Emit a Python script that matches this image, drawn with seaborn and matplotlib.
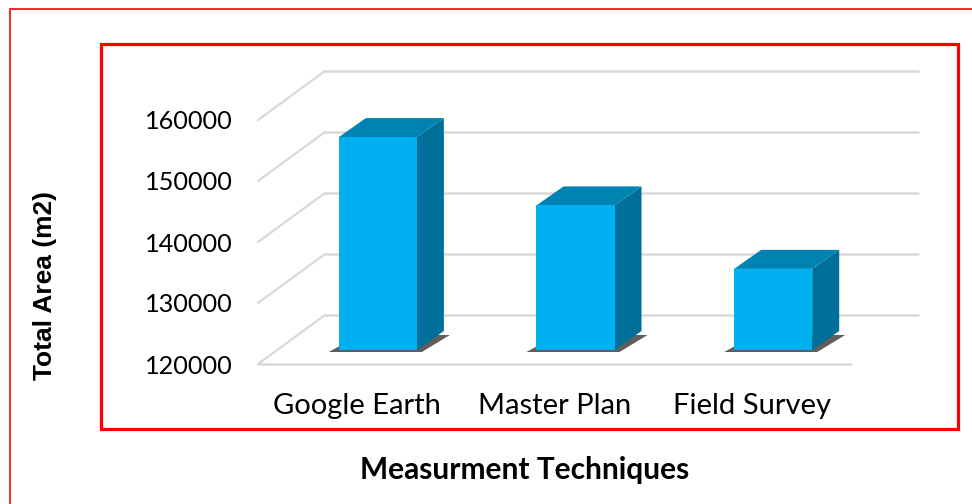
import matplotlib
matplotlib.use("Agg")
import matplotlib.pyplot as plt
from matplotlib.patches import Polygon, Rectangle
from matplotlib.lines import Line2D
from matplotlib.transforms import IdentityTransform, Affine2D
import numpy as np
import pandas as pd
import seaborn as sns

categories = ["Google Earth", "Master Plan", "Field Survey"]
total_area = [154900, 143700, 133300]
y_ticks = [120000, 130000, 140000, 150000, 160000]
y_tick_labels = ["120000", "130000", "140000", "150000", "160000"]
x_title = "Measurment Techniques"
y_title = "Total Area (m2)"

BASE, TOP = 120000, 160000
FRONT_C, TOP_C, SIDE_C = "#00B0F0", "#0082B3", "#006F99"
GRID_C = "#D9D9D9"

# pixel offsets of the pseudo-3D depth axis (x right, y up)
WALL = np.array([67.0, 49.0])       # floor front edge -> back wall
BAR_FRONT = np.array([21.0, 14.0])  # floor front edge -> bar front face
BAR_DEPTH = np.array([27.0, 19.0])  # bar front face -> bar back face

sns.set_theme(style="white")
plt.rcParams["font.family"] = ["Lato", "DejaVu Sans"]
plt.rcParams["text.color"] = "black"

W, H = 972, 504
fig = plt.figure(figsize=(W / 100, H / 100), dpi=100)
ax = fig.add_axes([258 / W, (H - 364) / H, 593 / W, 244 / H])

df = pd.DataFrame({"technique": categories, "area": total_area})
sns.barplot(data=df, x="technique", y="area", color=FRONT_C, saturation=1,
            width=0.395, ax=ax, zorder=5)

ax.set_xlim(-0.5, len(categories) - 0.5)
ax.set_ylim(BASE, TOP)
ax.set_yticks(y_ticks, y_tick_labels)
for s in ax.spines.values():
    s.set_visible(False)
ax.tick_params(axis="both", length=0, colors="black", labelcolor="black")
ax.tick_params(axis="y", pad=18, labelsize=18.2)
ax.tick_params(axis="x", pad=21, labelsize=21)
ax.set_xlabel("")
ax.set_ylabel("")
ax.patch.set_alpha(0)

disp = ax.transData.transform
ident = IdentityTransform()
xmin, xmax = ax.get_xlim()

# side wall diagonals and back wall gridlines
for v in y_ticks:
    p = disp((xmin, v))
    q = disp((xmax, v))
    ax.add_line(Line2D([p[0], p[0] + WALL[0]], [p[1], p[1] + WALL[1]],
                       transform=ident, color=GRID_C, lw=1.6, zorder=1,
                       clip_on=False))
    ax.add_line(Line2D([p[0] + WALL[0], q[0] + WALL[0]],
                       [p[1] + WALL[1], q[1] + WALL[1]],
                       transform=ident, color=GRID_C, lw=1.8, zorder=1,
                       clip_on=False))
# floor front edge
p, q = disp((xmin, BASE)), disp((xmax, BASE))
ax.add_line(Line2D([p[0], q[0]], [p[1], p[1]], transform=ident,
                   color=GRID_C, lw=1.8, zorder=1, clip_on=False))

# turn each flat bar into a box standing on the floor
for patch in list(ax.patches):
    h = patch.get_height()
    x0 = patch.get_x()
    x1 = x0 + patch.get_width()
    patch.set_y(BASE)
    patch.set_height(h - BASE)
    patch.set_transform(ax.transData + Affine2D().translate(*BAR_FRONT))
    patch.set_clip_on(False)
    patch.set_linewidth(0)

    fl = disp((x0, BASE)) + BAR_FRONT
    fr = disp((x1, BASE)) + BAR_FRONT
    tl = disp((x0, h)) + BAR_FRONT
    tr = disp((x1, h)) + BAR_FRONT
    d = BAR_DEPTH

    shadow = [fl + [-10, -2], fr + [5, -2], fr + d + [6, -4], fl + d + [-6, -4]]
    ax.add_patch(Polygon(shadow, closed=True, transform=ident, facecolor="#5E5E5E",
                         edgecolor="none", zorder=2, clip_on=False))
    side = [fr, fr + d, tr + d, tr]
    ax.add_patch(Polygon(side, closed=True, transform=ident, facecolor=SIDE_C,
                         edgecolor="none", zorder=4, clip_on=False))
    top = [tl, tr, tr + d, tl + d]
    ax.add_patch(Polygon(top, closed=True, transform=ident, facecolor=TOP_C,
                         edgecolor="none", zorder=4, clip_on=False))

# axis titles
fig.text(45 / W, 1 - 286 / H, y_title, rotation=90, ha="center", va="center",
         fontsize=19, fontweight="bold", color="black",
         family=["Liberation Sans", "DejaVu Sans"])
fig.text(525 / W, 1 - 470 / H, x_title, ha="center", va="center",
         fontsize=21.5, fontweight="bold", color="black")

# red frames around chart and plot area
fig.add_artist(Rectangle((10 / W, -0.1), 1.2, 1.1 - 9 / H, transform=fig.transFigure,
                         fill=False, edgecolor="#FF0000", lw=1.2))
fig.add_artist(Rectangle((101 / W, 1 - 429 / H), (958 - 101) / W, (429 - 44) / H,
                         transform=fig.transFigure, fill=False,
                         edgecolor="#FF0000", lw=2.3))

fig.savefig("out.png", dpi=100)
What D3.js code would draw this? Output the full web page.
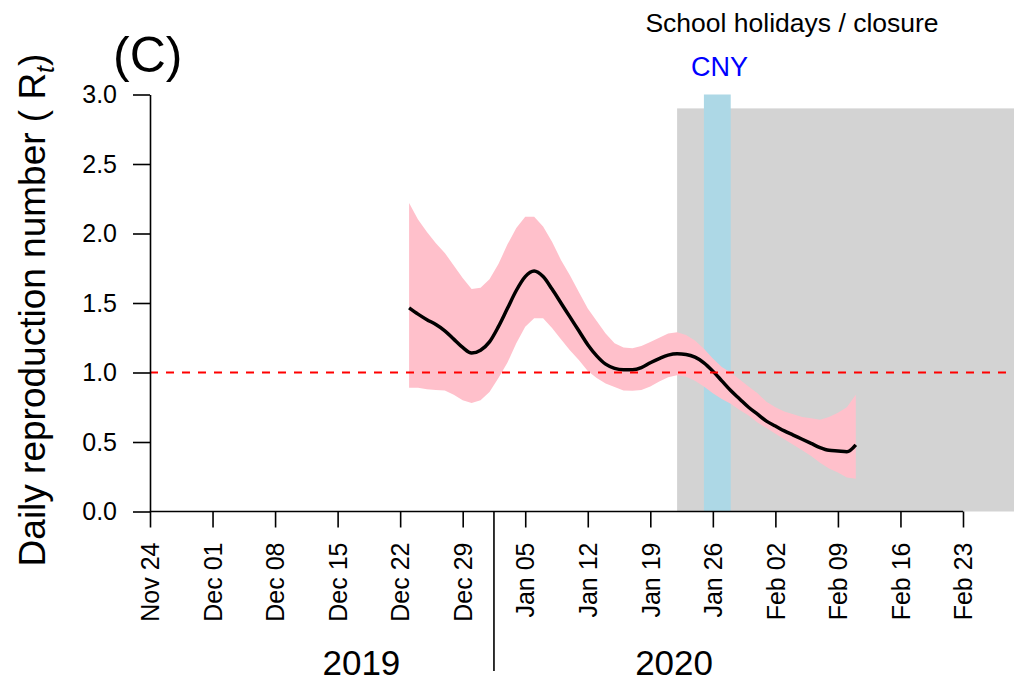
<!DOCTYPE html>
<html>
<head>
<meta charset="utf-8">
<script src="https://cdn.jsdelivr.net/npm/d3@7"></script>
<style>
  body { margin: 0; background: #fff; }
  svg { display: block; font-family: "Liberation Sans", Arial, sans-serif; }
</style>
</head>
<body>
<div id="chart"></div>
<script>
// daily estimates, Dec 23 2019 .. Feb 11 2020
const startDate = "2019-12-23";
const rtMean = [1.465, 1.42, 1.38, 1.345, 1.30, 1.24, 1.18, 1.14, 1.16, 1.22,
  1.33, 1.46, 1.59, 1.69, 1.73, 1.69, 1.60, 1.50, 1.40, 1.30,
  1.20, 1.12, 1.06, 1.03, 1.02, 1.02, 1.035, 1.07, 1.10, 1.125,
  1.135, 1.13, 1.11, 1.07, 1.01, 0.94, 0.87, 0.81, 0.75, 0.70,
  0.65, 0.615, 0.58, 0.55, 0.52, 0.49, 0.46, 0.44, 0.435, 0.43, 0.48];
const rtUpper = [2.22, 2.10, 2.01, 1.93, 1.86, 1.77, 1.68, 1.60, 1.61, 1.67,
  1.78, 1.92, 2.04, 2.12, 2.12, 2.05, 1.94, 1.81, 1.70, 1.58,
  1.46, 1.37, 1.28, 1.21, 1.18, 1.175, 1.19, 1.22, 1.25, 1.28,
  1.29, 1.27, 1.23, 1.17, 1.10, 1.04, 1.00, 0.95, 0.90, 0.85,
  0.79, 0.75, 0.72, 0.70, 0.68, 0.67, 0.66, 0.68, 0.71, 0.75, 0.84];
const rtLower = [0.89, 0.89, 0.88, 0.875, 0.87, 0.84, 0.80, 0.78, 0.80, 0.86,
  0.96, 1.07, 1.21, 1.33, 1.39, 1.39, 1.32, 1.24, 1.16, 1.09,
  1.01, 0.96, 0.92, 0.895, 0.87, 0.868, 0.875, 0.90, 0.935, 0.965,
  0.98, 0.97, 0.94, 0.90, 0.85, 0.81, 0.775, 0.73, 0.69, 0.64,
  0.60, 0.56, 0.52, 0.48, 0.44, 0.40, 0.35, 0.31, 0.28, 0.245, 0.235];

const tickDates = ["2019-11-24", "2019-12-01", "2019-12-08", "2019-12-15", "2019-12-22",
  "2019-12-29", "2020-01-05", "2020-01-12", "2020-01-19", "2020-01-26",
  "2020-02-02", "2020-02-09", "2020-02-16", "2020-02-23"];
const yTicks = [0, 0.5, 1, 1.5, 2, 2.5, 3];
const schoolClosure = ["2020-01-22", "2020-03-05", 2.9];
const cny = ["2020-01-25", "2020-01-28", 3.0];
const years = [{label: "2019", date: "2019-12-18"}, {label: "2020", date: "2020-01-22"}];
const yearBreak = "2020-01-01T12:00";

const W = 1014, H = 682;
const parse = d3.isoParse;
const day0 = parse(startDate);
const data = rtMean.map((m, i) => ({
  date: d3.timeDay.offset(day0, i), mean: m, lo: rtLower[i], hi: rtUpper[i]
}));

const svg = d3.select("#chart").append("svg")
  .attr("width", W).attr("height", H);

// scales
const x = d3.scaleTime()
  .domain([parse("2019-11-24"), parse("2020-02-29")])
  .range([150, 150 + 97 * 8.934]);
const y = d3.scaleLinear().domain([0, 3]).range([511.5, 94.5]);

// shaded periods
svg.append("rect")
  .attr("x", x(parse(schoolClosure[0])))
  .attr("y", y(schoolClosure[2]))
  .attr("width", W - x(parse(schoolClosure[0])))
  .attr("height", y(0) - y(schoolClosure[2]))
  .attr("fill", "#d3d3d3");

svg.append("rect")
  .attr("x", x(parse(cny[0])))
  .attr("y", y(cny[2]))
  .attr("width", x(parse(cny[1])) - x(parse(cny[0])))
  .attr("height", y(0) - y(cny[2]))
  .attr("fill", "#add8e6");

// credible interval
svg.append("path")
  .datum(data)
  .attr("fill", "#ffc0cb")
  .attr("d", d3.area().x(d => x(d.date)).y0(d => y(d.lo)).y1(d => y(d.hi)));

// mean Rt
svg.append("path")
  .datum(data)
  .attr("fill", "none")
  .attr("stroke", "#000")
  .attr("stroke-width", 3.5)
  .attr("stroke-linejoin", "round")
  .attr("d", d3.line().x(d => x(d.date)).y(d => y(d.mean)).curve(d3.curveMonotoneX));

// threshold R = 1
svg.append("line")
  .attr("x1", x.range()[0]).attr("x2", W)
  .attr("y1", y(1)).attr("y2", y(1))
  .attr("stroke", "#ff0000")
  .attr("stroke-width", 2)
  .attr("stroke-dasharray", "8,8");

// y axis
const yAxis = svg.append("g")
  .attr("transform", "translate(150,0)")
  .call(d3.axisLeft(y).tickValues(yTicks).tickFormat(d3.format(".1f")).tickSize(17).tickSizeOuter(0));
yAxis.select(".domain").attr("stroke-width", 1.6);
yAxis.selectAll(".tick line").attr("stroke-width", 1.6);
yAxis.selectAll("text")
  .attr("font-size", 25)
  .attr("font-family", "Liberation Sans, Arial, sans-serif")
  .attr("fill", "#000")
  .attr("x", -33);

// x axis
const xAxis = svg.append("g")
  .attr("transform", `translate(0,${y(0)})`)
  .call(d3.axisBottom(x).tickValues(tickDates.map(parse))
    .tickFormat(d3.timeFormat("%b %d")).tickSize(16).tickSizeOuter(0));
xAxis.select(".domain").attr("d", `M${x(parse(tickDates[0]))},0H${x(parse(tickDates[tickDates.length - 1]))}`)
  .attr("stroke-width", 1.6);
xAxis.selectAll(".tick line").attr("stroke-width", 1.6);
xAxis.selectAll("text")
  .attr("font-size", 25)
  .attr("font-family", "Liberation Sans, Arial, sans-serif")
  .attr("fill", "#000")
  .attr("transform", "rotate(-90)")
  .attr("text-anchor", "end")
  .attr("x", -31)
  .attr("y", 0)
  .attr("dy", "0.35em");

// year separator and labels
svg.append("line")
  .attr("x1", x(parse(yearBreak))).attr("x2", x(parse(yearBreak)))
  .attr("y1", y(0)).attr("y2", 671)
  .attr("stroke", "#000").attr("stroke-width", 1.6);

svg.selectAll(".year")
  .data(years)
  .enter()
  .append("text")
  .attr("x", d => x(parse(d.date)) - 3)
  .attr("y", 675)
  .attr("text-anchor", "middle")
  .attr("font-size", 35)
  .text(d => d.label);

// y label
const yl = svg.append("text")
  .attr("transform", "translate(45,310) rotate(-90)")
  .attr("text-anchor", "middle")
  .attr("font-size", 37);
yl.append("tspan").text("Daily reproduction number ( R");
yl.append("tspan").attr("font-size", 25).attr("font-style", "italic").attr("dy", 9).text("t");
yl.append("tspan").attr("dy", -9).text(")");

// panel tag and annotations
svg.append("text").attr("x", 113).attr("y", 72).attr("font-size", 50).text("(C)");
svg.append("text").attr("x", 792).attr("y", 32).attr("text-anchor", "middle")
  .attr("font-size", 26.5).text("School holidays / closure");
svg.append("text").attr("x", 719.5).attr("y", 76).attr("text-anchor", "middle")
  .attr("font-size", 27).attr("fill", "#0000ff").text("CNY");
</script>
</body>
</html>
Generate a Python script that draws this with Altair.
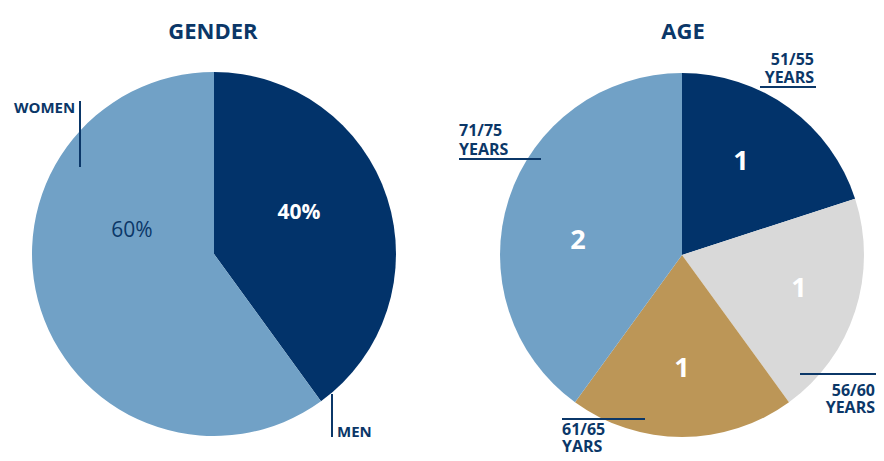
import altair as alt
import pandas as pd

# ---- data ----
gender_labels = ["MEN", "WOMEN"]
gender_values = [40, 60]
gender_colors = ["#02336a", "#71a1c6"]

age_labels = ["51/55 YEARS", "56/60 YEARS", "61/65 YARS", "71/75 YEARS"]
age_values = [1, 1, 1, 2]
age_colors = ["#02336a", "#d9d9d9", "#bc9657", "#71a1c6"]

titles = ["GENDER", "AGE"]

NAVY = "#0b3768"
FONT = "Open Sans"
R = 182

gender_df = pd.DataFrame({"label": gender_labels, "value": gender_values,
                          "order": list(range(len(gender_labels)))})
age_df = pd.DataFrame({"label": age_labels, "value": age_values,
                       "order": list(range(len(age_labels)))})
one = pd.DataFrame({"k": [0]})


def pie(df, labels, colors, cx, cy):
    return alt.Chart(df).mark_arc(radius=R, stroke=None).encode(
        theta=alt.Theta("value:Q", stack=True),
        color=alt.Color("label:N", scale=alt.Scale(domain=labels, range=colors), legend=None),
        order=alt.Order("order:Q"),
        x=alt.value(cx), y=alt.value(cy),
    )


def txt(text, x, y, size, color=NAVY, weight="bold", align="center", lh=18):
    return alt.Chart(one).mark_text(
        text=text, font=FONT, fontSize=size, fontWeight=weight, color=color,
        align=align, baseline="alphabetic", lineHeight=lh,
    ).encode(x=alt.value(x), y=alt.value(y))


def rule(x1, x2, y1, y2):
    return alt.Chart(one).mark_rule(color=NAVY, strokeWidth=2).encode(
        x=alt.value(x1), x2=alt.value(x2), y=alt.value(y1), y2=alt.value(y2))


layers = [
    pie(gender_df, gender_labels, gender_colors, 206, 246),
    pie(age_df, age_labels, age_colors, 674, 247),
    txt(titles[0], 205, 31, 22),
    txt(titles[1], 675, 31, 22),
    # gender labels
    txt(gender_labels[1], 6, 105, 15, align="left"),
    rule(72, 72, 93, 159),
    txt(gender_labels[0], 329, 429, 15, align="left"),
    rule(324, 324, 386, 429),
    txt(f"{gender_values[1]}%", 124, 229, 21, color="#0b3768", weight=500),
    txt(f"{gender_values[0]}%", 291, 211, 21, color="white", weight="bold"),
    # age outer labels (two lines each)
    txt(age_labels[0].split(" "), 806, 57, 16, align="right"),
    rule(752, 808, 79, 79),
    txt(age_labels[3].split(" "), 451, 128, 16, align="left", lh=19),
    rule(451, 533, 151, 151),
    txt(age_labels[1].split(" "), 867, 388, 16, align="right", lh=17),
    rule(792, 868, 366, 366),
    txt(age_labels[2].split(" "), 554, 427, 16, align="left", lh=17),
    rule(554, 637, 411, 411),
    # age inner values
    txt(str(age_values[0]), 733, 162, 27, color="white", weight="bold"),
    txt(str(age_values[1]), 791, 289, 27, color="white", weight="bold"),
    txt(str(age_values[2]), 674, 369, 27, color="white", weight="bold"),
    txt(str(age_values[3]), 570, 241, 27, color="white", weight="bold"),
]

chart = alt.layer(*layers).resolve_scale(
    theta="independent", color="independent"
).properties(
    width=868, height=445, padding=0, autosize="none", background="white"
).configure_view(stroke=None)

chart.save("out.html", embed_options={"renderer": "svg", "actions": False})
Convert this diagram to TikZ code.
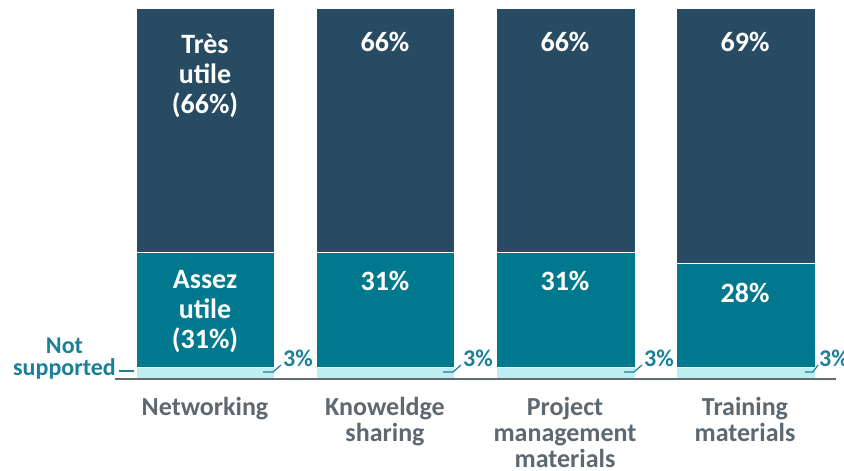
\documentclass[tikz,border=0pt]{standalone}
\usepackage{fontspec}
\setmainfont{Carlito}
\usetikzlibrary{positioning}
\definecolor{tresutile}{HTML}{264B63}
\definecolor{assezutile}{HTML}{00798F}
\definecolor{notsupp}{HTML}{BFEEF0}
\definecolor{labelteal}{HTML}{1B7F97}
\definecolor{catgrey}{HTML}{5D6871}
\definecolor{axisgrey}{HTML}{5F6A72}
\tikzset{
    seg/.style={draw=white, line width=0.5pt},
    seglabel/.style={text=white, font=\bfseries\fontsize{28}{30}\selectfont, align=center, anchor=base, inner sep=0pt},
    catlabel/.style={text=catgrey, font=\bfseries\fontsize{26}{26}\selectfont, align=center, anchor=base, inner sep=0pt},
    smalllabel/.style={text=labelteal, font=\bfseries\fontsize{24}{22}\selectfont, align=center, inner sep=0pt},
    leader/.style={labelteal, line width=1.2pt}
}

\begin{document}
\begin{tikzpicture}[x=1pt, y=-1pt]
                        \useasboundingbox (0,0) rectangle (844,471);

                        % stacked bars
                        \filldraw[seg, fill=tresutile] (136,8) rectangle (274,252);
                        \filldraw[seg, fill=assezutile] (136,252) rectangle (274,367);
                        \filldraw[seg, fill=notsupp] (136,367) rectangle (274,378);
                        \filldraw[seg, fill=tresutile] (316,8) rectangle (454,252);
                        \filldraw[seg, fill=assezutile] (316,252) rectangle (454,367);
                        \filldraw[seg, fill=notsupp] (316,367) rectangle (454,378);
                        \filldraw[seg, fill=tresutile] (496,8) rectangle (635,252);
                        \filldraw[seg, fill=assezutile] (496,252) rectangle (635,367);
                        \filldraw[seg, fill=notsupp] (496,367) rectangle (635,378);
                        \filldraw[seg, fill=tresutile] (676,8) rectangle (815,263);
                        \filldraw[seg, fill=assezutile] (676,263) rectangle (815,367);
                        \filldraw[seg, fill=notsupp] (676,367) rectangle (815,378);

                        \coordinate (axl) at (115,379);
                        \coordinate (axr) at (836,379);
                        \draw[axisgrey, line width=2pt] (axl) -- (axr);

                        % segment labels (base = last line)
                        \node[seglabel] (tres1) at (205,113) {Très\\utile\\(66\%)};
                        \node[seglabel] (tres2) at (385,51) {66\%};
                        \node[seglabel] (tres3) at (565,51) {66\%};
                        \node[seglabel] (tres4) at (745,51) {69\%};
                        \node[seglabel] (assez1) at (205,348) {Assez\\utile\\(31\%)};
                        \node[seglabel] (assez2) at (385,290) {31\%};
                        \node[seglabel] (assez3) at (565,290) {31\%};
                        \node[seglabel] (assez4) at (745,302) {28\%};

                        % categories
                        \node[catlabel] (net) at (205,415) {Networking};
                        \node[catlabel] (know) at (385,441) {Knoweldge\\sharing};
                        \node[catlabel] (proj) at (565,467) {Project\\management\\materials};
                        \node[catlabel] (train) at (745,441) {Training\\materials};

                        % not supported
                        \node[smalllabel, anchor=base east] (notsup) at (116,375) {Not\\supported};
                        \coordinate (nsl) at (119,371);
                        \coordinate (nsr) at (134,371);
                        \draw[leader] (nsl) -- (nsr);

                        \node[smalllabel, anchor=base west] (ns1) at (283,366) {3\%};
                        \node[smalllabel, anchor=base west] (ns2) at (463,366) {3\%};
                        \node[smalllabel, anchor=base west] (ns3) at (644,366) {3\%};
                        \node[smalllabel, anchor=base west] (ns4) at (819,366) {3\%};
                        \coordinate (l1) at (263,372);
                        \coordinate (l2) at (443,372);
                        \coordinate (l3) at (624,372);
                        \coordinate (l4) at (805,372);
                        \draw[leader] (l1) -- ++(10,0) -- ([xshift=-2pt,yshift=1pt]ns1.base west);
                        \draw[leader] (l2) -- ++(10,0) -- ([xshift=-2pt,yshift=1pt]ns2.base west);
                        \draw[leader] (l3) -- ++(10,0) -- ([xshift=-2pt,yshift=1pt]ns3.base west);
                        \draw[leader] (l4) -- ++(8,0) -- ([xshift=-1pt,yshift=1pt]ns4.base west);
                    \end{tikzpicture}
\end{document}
____
**Written instruction**
List all lines holding the string "this".

**Exercise output**
Emit a Python script that matches this image, drawn with seaborn and matplotlib.
What D3.js code would draw this? Output the full web page.
Generate a Python script that draws this with Altair.
Convert this diagram to TikZ code.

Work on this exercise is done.